Il constate que l’aménagement d’eaux souterraines permet alors l’accès continu à l’eau potable et fait oublier le stress hydrique en ces jours où le Burundi vit les changements climatiques sans précédent.
Pour sa part, Sheikh Hussain Mohammed constate que “les pompes immergées fonctionnant à l’énergie solaire, avec des réservoirs et des robinets raccordés dans la mesure du possible offrent des rendements beaucoup plus intéressants, approvisionnent deux ou trois fois plus de personnes et sont plus faciles à entretenir. »
Le projet d’accès à l’eau potable dans le village de Gika montre que l’eau peut transformer une communauté. En améliorant la santé publique, en allégeant les charges économiques et en offrant de nouvelles opportunités, ce projet est devenu un pilier du progrès pour les Batwa de Gika.
Cette initiative souligne l’importance d’une gestion durable des ressources naturelles et démontre que des solutions simples peuvent avoir un impact profond.
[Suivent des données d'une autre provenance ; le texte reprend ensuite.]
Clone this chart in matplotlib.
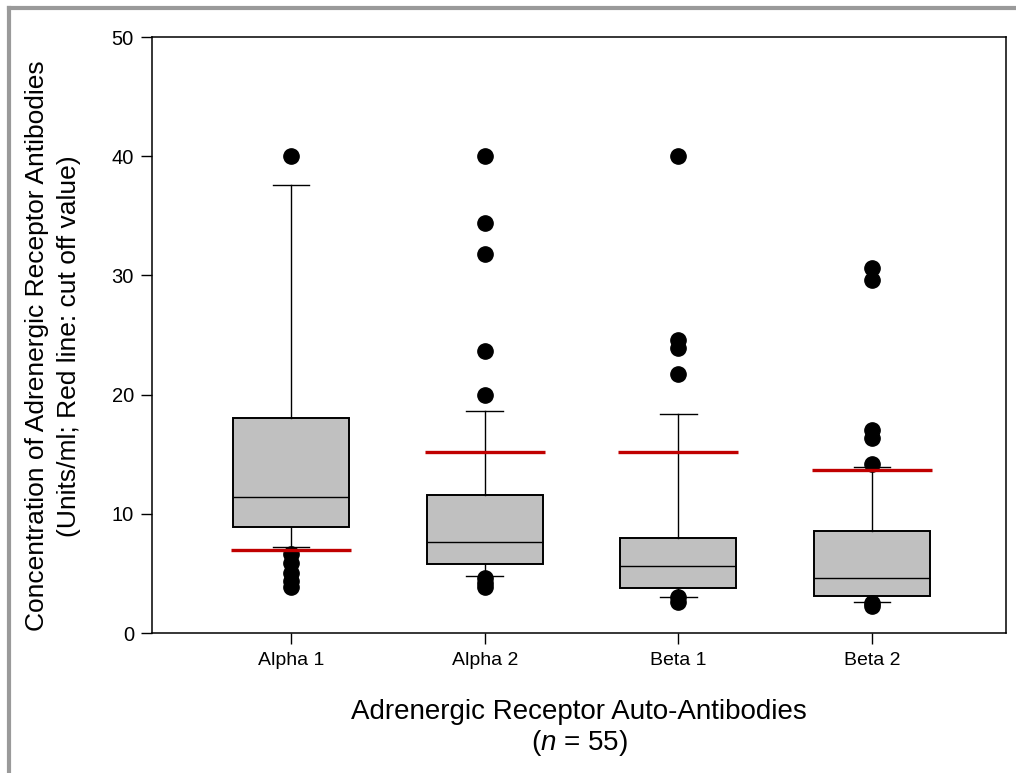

À travers cet exemple, Gika devient un modèle inspirant pour d’autres régions confrontées à des défis similaires, rappelant que l’accès à l’eau potable est un droit fondamental et une condition pour un avenir équitable.
Ce reportage a été réalisé avec le soutien du Secrétariat de l’IBN (Nil-Sec), qui en partenariat avec le programme des Nations Unies pour le Développement (PNUD) et avec le financement du Fonds pour l’environnement Mondial (FEM), a mis en oeuvre un programme dans tout le bassin du Nil axé sur les aquifères souterrains partagés. L’objectif était d’améliorer la gestion des ressources en eau à l’échelle nationale et à l’échelle du bassin.
La première phase s’est concentrée sur le renforcement des connaissances et des capacités pour l’utilisation et la gestion durables des aquifères transfrontaliers importants du bassin du Nil. Trois zones aquifères ont été sélectionnées pour l’intervention: l’aquifère de kagera partagé par l’Ouganda, la Tanzanie, le Rwanda et le Burundi; l’aquifère du mont Elgon partagé par l’Ouganda et le Kenya; et l’aquifère de Gedaref-Adigrat partagé par le Soudan et l’Ethiopie. Ces aquifères sont situés dans divers climats, notamment dans des régions arides et tropicales.
Dans un premier temps, la phase consistait à recueillir les données existantes et à créer un rapport de diagnostic partagé des aquifères (SADA) pour les trois aquifères sélectionnés.